**Task goal**
Show only lines that include "this".

**The input**
--
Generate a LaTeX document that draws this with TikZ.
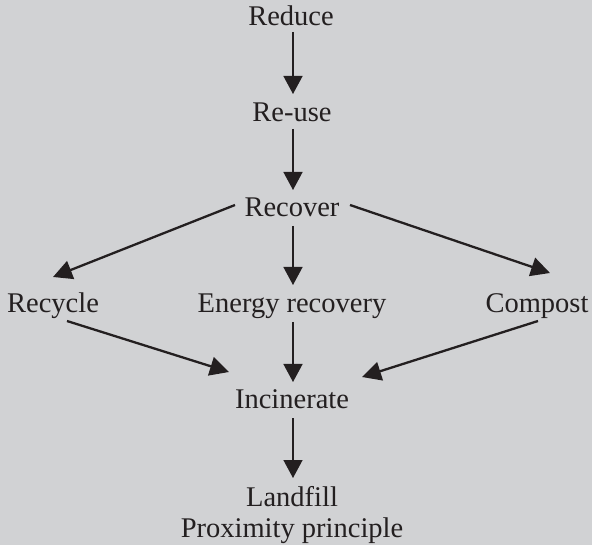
\documentclass[tikz,border=0pt]{standalone}
\usepackage{fontspec}
\setmainfont{Liberation Serif}
\usetikzlibrary{arrows.meta,calc}
\definecolor{bg}{HTML}{D1D2D4}
\definecolor{ink}{HTML}{231F20}
\begin{document}
\begin{tikzpicture}[x=1pt,y=-1pt,
  lbl/.style={anchor=base,inner sep=0pt,text=ink,font=\fontsize{28.5}{34}\selectfont},
  varr/.style={draw=ink,line width=1.4pt,-{Triangle[length=18pt,width=19pt]}},
  darr/.style={draw=ink,line width=2.3pt,-{Triangle[length=19pt,width=19pt]}}]
\fill[bg] (0,0) rectangle (592,545);
\useasboundingbox (0,0) rectangle (592,545);
\node[lbl] (reduce)  at (291,26)  {Reduce};
\node[lbl] (reuse)   at (292,122) {Re-use};
\node[lbl] (recover) at (292,217) {Recover};
\node[lbl] (recycle) at (53,313)  {Recycle};
\node[lbl] (energy)  at (292,313) {Energy recovery};
\node[lbl] (compost) at (537,313) {Compost};
\node[lbl] (incin)   at (292,409) {Incinerate};
\node[lbl] (landfill) at (292,506) {Landfill};
\node[lbl] (prox)    at (292,537) {Proximity principle};
% vertical arrows
\draw[varr] ($(reduce.base)+(2,6)$) -- ($(reuse.base)+(1,-28)$);
\draw[varr] ($(reuse.base)+(1,7)$) -- ($(recover.base)+(1,-27)$);
\draw[varr] ($(recover.base)+(1,9)$) -- ($(energy.base)+(1,-28)$);
\draw[varr] ($(energy.base)+(1,9)$) -- ($(incin.base)+(1,-27)$);
\draw[varr] ($(incin.base)+(1,9)$) -- ($(landfill.base)+(1,-28)$);
% diagonal arrows
\draw[darr] ($(recover.base)+(-57,-12)$) -- ($(recycle.base)+(0,-36)$);
\draw[darr] ($(recover.base)+(58,-12)$) -- ($(compost.base)+(13,-40)$);
\draw[darr] ($(recycle.base)+(14,8)$) -- ($(incin.base)+(-63,-37)$);
\draw[darr] ($(compost.base)+(1,8)$) -- ($(incin.base)+(70,-32)$);
\end{tikzpicture}
\end{document}
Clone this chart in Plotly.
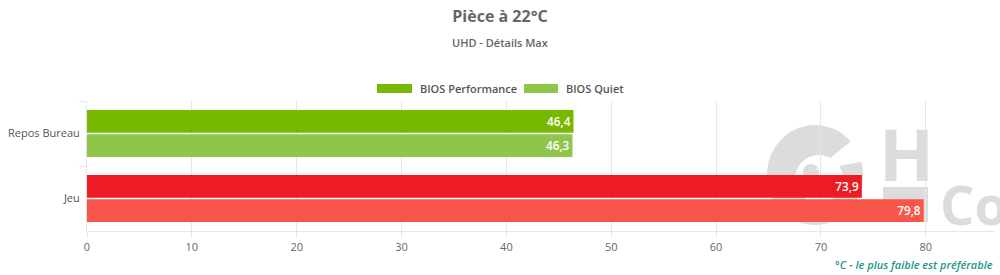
--
**Full solution**
Generate a LaTeX document that draws this with TikZ.
Clone this chart in Plotly.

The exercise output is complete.